Most recently, his career gained an international reputation with more than 15 high-impact publications elucidating the immediate temporal dynamics and neural underpinnings of how we process the written word.
Professor O’Donnell’s contribution to the University of Glasgow – academically, administratively, and pedagogically – has been truly immense. Over the decades, his vision and tireless efforts forged the foundation of the national and international recognition and success that psychology at the University of Glasgow enjoys today.
In this spirit, and to inspire all of us to rise to his high standards, The school will offer from next academic year an annually funded O’Donnell Learning and Teaching Award to recognise and encourage staff activity in the areas of teaching, learning and assessment.

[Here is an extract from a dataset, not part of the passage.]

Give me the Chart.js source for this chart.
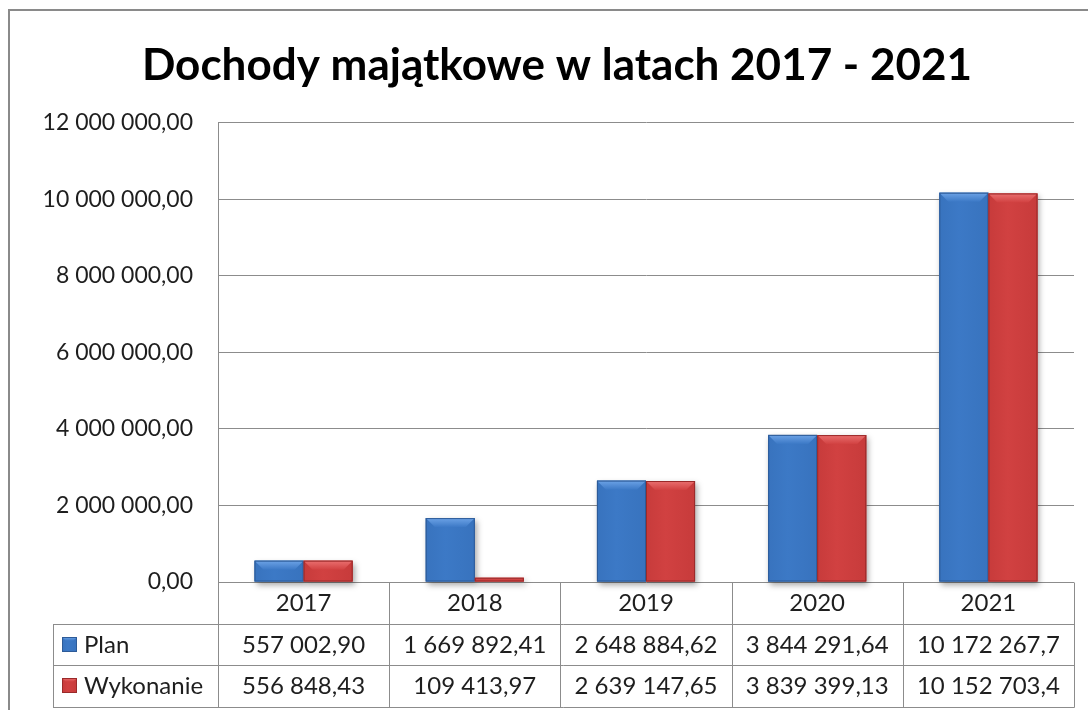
<!DOCTYPE html>
<html>
<head>
<meta charset="utf-8">
<script src="https://cdn.jsdelivr.net/npm/chart.js@4.4.1/dist/chart.umd.min.js"></script>
<style>
  html, body { margin: 0; padding: 0; background: #fff; }
  #wrap { width: 1088px; height: 710px; position: relative; }
</style>
</head>
<body>
<div id="wrap"><canvas id="chart" width="1088" height="710"></canvas></div>
<script>
// data
const years = ['2017', '2018', '2019', '2020', '2021'];
const planValues = [557002.90, 1669892.41, 2648884.62, 3844291.64, 10172267.7];
const wykonanieValues = [556848.43, 109413.97, 2639147.65, 3839399.13, 10152703.4];
const planText = ['557 002,90', '1 669 892,41', '2 648 884,62', '3 844 291,64', '10 172 267,7'];
const wykonanieText = ['556 848,43', '109 413,97', '2 639 147,65', '3 839 399,13', '10 152 703,4'];
const seriesNames = ['Plan', 'Wykonanie'];
const yMax = 12000000;
const yStep = 2000000;

const FONT = 'Lato';
const GRID = '#8c8c8c';
const TEXT = '#1e1e1e';

// bar palettes (body / light bevel / side / dark edge)
const palettes = [
  { body: '#3c79c6', light: '#6da3e6', side: '#3873be', dark: '#2d5b98' },
  { body: '#d14141', light: '#ea7070', side: '#c73b3b', dark: '#9a2a2a' }
];

function fmt(v) {
  const parts = v.toFixed(2).split('.');
  const int = parts[0].replace(/\B(?=(\d{3})+(?!\d))/g, ' ');
  return int + ',' + parts[1];
}

function poly(ctx, pts, color) {
  ctx.beginPath();
  ctx.moveTo(pts[0][0], pts[0][1]);
  for (let i = 1; i < pts.length; i++) ctx.lineTo(pts[i][0], pts[i][1]);
  ctx.closePath();
  ctx.fillStyle = color;
  ctx.fill();
}

function bevel(ctx, x0, x1, y0, y1, pal, maxB) {
  const w = x1 - x0, h = y1 - y0;
  if (h <= 0) return;
  const b = Math.min(maxB, w / 4, h / 2);
  // body gradient
  const g = ctx.createLinearGradient(x0, 0, x1, 0);
  g.addColorStop(0, pal.side);
  g.addColorStop(0.4, pal.body);
  g.addColorStop(1, pal.side);
  ctx.fillStyle = g;
  ctx.fillRect(x0, y0, w, h);
  // top bevel
  const tg = ctx.createLinearGradient(0, y0, 0, y0 + b);
  tg.addColorStop(0, pal.light);
  tg.addColorStop(1, pal.body);
  poly(ctx, [[x0, y0], [x1, y0], [x1 - b, y0 + b], [x0 + b, y0 + b]], tg);
  // outline
  ctx.strokeStyle = pal.dark;
  ctx.lineWidth = 1;
  ctx.strokeRect(x0 + 0.5, y0 + 0.5, w - 1, h - 1);
}

const framePlugin = {
  id: 'frame',
  beforeDraw(chart) {
    const ctx = chart.ctx;
    ctx.save();
    ctx.fillStyle = '#fff';
    ctx.fillRect(0, 0, chart.width, chart.height);
    ctx.strokeStyle = '#8a8a8a';
    ctx.lineWidth = 2;
    ctx.beginPath();
    ctx.moveTo(9, chart.height);
    ctx.lineTo(9, 10);
    ctx.lineTo(chart.width, 10);
    ctx.stroke();
    ctx.restore();
  }
};

const bevelPlugin = {
  id: 'bevelBars',
  beforeDatasetsDraw(chart) {
    const ctx = chart.ctx;
    ctx.save();
    ctx.shadowColor = 'rgba(0,0,0,0.35)';
    ctx.shadowBlur = 6;
    ctx.shadowOffsetX = 2;
    ctx.shadowOffsetY = 3;
    ctx.fillStyle = '#999';
    chart.data.datasets.forEach((ds, di) => {
      chart.getDatasetMeta(di).data.forEach(bar => {
        const x0 = bar.x - bar.width / 2;
        ctx.fillRect(x0, bar.y, bar.width, bar.base - bar.y);
      });
    });
    ctx.restore();
  },
  afterDatasetsDraw(chart) {
    const ctx = chart.ctx;
    ctx.save();
    chart.data.datasets.forEach((ds, di) => {
      chart.getDatasetMeta(di).data.forEach(bar => {
        const x0 = bar.x - bar.width / 2;
        bevel(ctx, x0, x0 + bar.width, bar.y, bar.base, palettes[di], 9);
      });
    });
    ctx.restore();
  }
};

const tablePlugin = {
  id: 'dataTable',
  afterDraw(chart) {
    const { ctx, chartArea, scales } = chart;
    const x = scales.x;
    const left = chartArea.left, right = chartArea.right;
    const top = chartArea.bottom;
    const rowH = 41.5;
    const labelLeft = 53;
    const colW = (right - left) / years.length;
    const px = v => Math.round(v) + 0.5;

    ctx.save();
    ctx.strokeStyle = GRID;
    ctx.lineWidth = 1;
    ctx.beginPath();
    // horizontal lines
    for (let r = 1; r <= 3; r++) {
      const y = px(top + r * rowH);
      ctx.moveTo(labelLeft, y);
      ctx.lineTo(px(right), y);
    }
    // vertical lines
    for (let i = 0; i <= years.length; i++) {
      const xx = px(left + i * colW);
      ctx.moveTo(xx, px(top));
      ctx.lineTo(xx, px(top + 3 * rowH));
    }
    ctx.moveTo(px(labelLeft), px(top + rowH));
    ctx.lineTo(px(labelLeft), px(top + 3 * rowH));
    ctx.stroke();

    ctx.fillStyle = TEXT;
    ctx.font = '24px ' + FONT;
    ctx.textAlign = 'center';
    ctx.textBaseline = 'middle';
    const rows = [years, planText, wykonanieText];
    rows.forEach((row, r) => {
      const cy = top + r * rowH + rowH / 2 + 1;
      row.forEach((t, i) => {
        ctx.fillText(t, x.getPixelForValue(i), cy);
      });
    });

    // legend keys
    ctx.textAlign = 'left';
    seriesNames.forEach((name, s) => {
      const cy = top + (s + 1) * rowH + rowH / 2;
      const k = 15;
      bevel(ctx, 62, 62 + k, Math.round(cy - k / 2), Math.round(cy - k / 2) + k, palettes[s], 4);
      ctx.fillStyle = TEXT;
      ctx.fillText(name, 84, cy + 1);
    });
    ctx.restore();
  }
};

const chart = new Chart(document.getElementById('chart'), {
  type: 'bar',
  data: {
    labels: years,
    datasets: [
      { label: seriesNames[0], data: planValues, backgroundColor: palettes[0].body, borderWidth: 0 },
      { label: seriesNames[1], data: wykonanieValues, backgroundColor: palettes[1].body, borderWidth: 0 }
    ]
  },
  options: {
    responsive: false,
    animation: false,
    devicePixelRatio: 1,
    categoryPercentage: 0.573,
    barPercentage: 1.0,
    // left padding shifts the title centre right; the y axis keeps chart left at 218
    layout: { padding: { top: 10, left: 40, right: 14, bottom: 128 } },
    scales: {
      x: { display: false },
      y: {
        min: 0,
        max: yMax,
        afterFit: s => { s.width = 178; },
        ticks: {
          stepSize: yStep,
          padding: 25,
          color: TEXT,
          font: { family: FONT, size: 23 },
          callback: v => fmt(v)
        },
        grid: { color: GRID, drawTicks: false },
        border: { display: true, color: GRID }
      }
    },
    plugins: {
      legend: { display: false },
      tooltip: { enabled: false },
      title: {
        display: true,
        text: 'Dochody majątkowe w latach 2017 - 2021',
        color: '#000',
        font: { family: FONT, size: 44, weight: 'bold' },
        padding: { top: 29, bottom: 31 }
      }
    }
  },
  plugins: [framePlugin, bevelPlugin, tablePlugin]
});
</script>
</body>
</html>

He will be sorely missed.
Professor Muffy Calder, vice-principal and head of college, science and engineering said: “Paddy was a wonderful academic colleague. He was a great communicator who cared deeply about students and how we teach them; he made a huge impact on students and staff alike.
“Any meeting with Paddy was a good one – he brought insight, clarity of thought, and a good dose of irreverence. In any discussion, I always looked forward to a pithy remark from Paddy, reminding us what really mattered. We will all miss him dreadfully,he was remarkable.”
His family and friends give grateful thanks to the Beatson and Gartnavel Staff, GPs and district nurses.